The seam on the legs? That got reduced by using a different stitching method and it got shifted to a different location on the leg so it wasn’t right where you press your leg against the horse. The way the crotch and hip areas were made also needed to be changed with a taller waist, a wider waist band, and stretchier material. All these changes made the breeches less binding where it is uncomfortable and added support for the abs, which improves balance and stability in the saddle – turns out the Sports Conditioning and Neuroscience degrees really helped!
A thick waistband has been added to not only help sculpt the body, but also to help with engaging your core in the saddle which leads to better stability when riding. A textured waistband was added as well to prevent the rider’s shirt from coming untucked. Cell phone pockets were added to the side of the leg so riders can bring their phones on long trail rides.
In the whole Form vs Function debate, form has a function all of its own. If you can be comfortable and safe, why not be comfortable, safe, and looking good? With this in mind, Madison dipped into her art studies a bit and had some fun playing with playing with the logo at different locations and different sizes, adding a larger-than-normal zipper pull for the neck zipper – and gilding it so while functional, it also looks like you are almost wearing a little jewelry, but without the fear of losing the jewelry. The colorful accents are subtle enough that they do not distract from the overall aesthetic but add a little splash of light. You will look good on the horse, but not look weird changing out the hay in the stall. And while the traditional black and white has to be included, riders aren’t in formal competition every single day, so some beautiful and classy colors have been included in the mix.

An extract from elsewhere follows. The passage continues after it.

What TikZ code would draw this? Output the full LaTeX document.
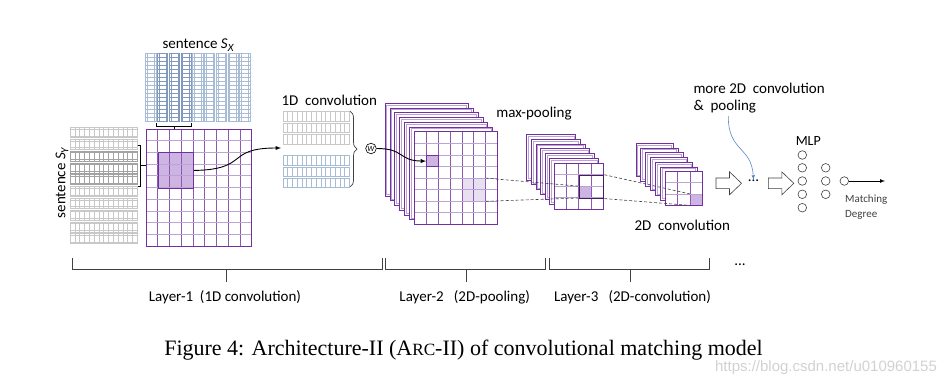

Madison has lots of plans for the future. She has a passion for designing something unique, something that hasn’t been done before and she doesn’t want to stop with the basics. She wants to build a community of riders who can have a voice in the clothes they wear by giving feedback and interacting with Nikovian, because Nikovian will listen. Brands shouldn’t impact the rider, the rider should have an impact on the brands to make what they want and need. There are still improvements to be made in the current designs – she recently figured out how to get the manufacturer to get rid of the seam in the breeches altogether and will use this in a future collection – and she is already designing beyond the basics. Being 5’ 9” (175 cm) Madison is tall and she didn’t think about how many riders out there need smaller sizes. Feedback from her “testing” friends (let’s not call them guinea pigs…) quickly brought this to her attention. So one of the first expansions she will be doing is including sizing below XS with low and mid rise breeches. She doesn’t want to give away all of her secrets, but look for more to come in the future from Nikovian Equestrian!